Your task is to quote the material that follows, in full and exactly.

◆ **Data section**
******************************

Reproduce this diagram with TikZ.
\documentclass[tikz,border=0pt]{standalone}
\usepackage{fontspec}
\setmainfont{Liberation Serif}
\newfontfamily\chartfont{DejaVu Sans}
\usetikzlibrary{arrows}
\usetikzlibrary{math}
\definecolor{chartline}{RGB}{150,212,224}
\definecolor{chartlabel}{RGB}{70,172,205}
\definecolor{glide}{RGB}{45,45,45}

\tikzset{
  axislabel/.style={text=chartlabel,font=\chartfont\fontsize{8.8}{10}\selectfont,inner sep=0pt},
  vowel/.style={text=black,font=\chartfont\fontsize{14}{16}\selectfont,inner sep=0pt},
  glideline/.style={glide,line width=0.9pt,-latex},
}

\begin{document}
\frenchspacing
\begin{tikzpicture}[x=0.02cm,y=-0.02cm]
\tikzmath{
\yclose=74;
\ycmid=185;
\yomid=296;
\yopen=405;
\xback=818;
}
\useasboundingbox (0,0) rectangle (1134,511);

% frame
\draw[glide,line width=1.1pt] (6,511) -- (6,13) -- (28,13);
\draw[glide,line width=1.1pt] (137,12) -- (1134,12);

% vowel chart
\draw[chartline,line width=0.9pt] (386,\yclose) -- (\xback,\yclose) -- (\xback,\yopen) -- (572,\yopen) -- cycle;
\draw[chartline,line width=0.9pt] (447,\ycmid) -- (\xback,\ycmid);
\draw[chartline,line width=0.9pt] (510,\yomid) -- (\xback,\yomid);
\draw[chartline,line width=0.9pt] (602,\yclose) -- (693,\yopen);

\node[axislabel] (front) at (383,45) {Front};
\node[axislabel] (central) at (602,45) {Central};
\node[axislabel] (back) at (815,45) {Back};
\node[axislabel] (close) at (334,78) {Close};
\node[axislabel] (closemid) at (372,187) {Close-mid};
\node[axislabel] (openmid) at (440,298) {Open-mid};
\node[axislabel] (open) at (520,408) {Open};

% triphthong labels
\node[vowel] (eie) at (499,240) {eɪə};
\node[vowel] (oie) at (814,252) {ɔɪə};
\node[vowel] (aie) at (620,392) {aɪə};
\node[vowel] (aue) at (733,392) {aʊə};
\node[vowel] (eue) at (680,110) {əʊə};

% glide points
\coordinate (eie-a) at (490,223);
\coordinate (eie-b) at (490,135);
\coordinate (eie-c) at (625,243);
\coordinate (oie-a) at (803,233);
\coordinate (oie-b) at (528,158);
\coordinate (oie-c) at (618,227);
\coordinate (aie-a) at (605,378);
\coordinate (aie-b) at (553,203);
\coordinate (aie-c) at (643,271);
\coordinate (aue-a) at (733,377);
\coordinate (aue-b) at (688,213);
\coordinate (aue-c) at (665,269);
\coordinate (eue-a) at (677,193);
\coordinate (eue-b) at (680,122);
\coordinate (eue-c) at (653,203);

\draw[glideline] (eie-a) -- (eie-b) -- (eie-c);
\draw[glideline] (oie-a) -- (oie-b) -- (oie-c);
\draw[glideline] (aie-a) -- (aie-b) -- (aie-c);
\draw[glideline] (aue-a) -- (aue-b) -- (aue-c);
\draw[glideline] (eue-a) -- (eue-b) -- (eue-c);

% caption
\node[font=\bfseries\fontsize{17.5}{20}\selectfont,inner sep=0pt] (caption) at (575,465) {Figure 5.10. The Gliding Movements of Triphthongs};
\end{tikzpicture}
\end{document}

******************************

◆ **Complete response**
Reproduce this diagram with TikZ.
\documentclass[tikz,border=0pt]{standalone}
\usepackage{fontspec}
\setmainfont{Liberation Serif}
\newfontfamily\chartfont{DejaVu Sans}
\usetikzlibrary{arrows}
\usetikzlibrary{math}
\definecolor{chartline}{RGB}{150,212,224}
\definecolor{chartlabel}{RGB}{70,172,205}
\definecolor{glide}{RGB}{45,45,45}

\tikzset{
  axislabel/.style={text=chartlabel,font=\chartfont\fontsize{8.8}{10}\selectfont,inner sep=0pt},
  vowel/.style={text=black,font=\chartfont\fontsize{14}{16}\selectfont,inner sep=0pt},
  glideline/.style={glide,line width=0.9pt,-latex},
}

\begin{document}
\frenchspacing
\begin{tikzpicture}[x=0.02cm,y=-0.02cm]
\tikzmath{
\yclose=74;
\ycmid=185;
\yomid=296;
\yopen=405;
\xback=818;
}
\useasboundingbox (0,0) rectangle (1134,511);

% frame
\draw[glide,line width=1.1pt] (6,511) -- (6,13) -- (28,13);
\draw[glide,line width=1.1pt] (137,12) -- (1134,12);

% vowel chart
\draw[chartline,line width=0.9pt] (386,\yclose) -- (\xback,\yclose) -- (\xback,\yopen) -- (572,\yopen) -- cycle;
\draw[chartline,line width=0.9pt] (447,\ycmid) -- (\xback,\ycmid);
\draw[chartline,line width=0.9pt] (510,\yomid) -- (\xback,\yomid);
\draw[chartline,line width=0.9pt] (602,\yclose) -- (693,\yopen);

\node[axislabel] (front) at (383,45) {Front};
\node[axislabel] (central) at (602,45) {Central};
\node[axislabel] (back) at (815,45) {Back};
\node[axislabel] (close) at (334,78) {Close};
\node[axislabel] (closemid) at (372,187) {Close-mid};
\node[axislabel] (openmid) at (440,298) {Open-mid};
\node[axislabel] (open) at (520,408) {Open};

% triphthong labels
\node[vowel] (eie) at (499,240) {eɪə};
\node[vowel] (oie) at (814,252) {ɔɪə};
\node[vowel] (aie) at (620,392) {aɪə};
\node[vowel] (aue) at (733,392) {aʊə};
\node[vowel] (eue) at (680,110) {əʊə};

% glide points
\coordinate (eie-a) at (490,223);
\coordinate (eie-b) at (490,135);
\coordinate (eie-c) at (625,243);
\coordinate (oie-a) at (803,233);
\coordinate (oie-b) at (528,158);
\coordinate (oie-c) at (618,227);
\coordinate (aie-a) at (605,378);
\coordinate (aie-b) at (553,203);
\coordinate (aie-c) at (643,271);
\coordinate (aue-a) at (733,377);
\coordinate (aue-b) at (688,213);
\coordinate (aue-c) at (665,269);
\coordinate (eue-a) at (677,193);
\coordinate (eue-b) at (680,122);
\coordinate (eue-c) at (653,203);

\draw[glideline] (eie-a) -- (eie-b) -- (eie-c);
\draw[glideline] (oie-a) -- (oie-b) -- (oie-c);
\draw[glideline] (aie-a) -- (aie-b) -- (aie-c);
\draw[glideline] (aue-a) -- (aue-b) -- (aue-c);
\draw[glideline] (eue-a) -- (eue-b) -- (eue-c);

% caption
\node[font=\bfseries\fontsize{17.5}{20}\selectfont,inner sep=0pt] (caption) at (575,465) {Figure 5.10. The Gliding Movements of Triphthongs};
\end{tikzpicture}
\end{document}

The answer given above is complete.